The impact factor, a number calculated annually for each scientific journal based on the average number of times its articles have been referenced in other articles, was never intended to be used to evaluate individual scientists, but rather as a measure of journal quality. However, it has been increasingly misused in this way, with scientists now being ranked by weighting each of their publications according to the impact factor of the journal in which it appeared.
Much (virtual) ink has been spilled to decry this rampant misuse of the impact factor. However, concrete actions to remedy the situation have been few and far between. Thus it may not be a surprise that the San Francisco Declaration on Research Assessment (DORA) has gotten so much attention. As the description on their site states:
The San Francisco Declaration on Research Assessment (DORA), initiated by the American Society for Cell Biology (ASCB) together with a group of editors and publishers of scholarly journals, recognizes the need to improve the ways in which the outputs of scientific research are evaluated. The group met in December 2012 during the ASCB Annual Meeting in San Francisco and subsequently circulated a draft declaration among various stakeholders. DORA as it now stands has benefited from input by many of the original signers listed below. It is a worldwide initiative covering all scholarly disciplines. We encourage individuals and organizations who are concerned about the appropriate assessment of scientific research to sign DORA.
The Nature News report includes comments from the DORA chairman:
“We, the scientific community, are to blame — we created this mess, this perception that if you don’t publish inCell, Nature or Science, you won’t get a job,” says Stefano Bertuzzi, executive director of the American Society for Cell Biology (ACSB), who coordinated DORA after talks at the ACSB’s annual meeting last year. “The time is right for the scientific community to take control of this issue,” he says.
Their first and main recommendation is clear and striking – impact factors are declared unfit for duty:
Do not use journal-based metrics, such as Journal Impact Factors, as a surrogate measure of the quality of individual research articles, to assess an individual scientist’s contributions, or in hiring, promotion, or funding decisions.

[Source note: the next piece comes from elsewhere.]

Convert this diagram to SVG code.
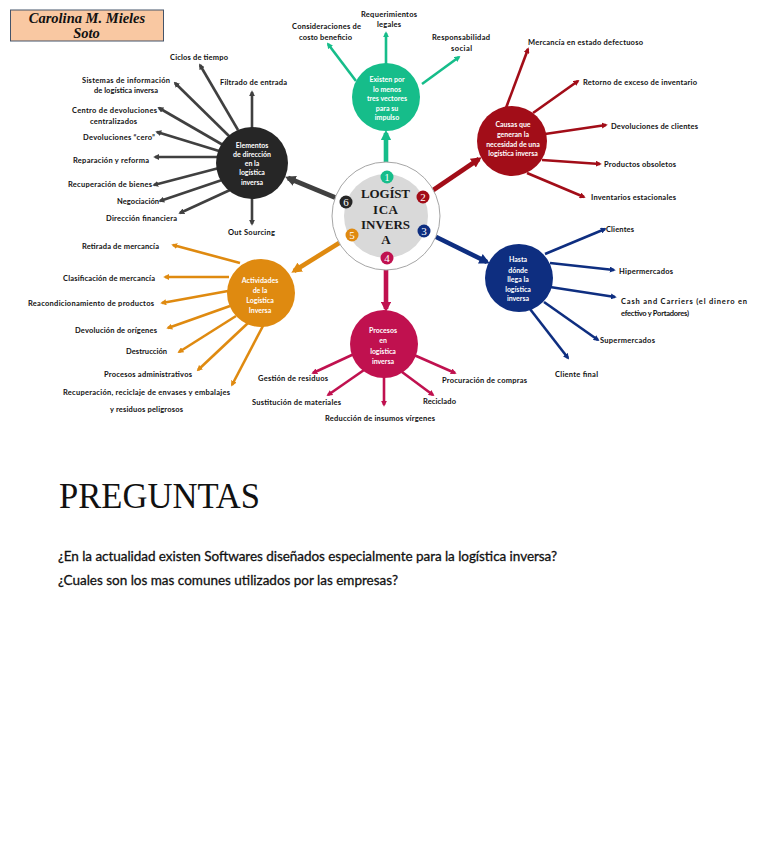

Interestingly, Nature is not amongst the signatories:
Nature Publishing Group, which publishes this blog, has not signed DORA: Nature’s editor-in-chief, Philip Campbell, said that the group’s journals had published many editorials critical of excesses in the use of JIFs, “but the draft statement contained many specific elements, some of which were too sweeping for me or my colleagues to sign up to”.)
If journal impact factors are not to be used anymore, the way forward is seen to lie with more modern article-level metrics. Altmetric indicators are developing rapidly, and new research on their relationships to traditional metrics appears at an increasing pace.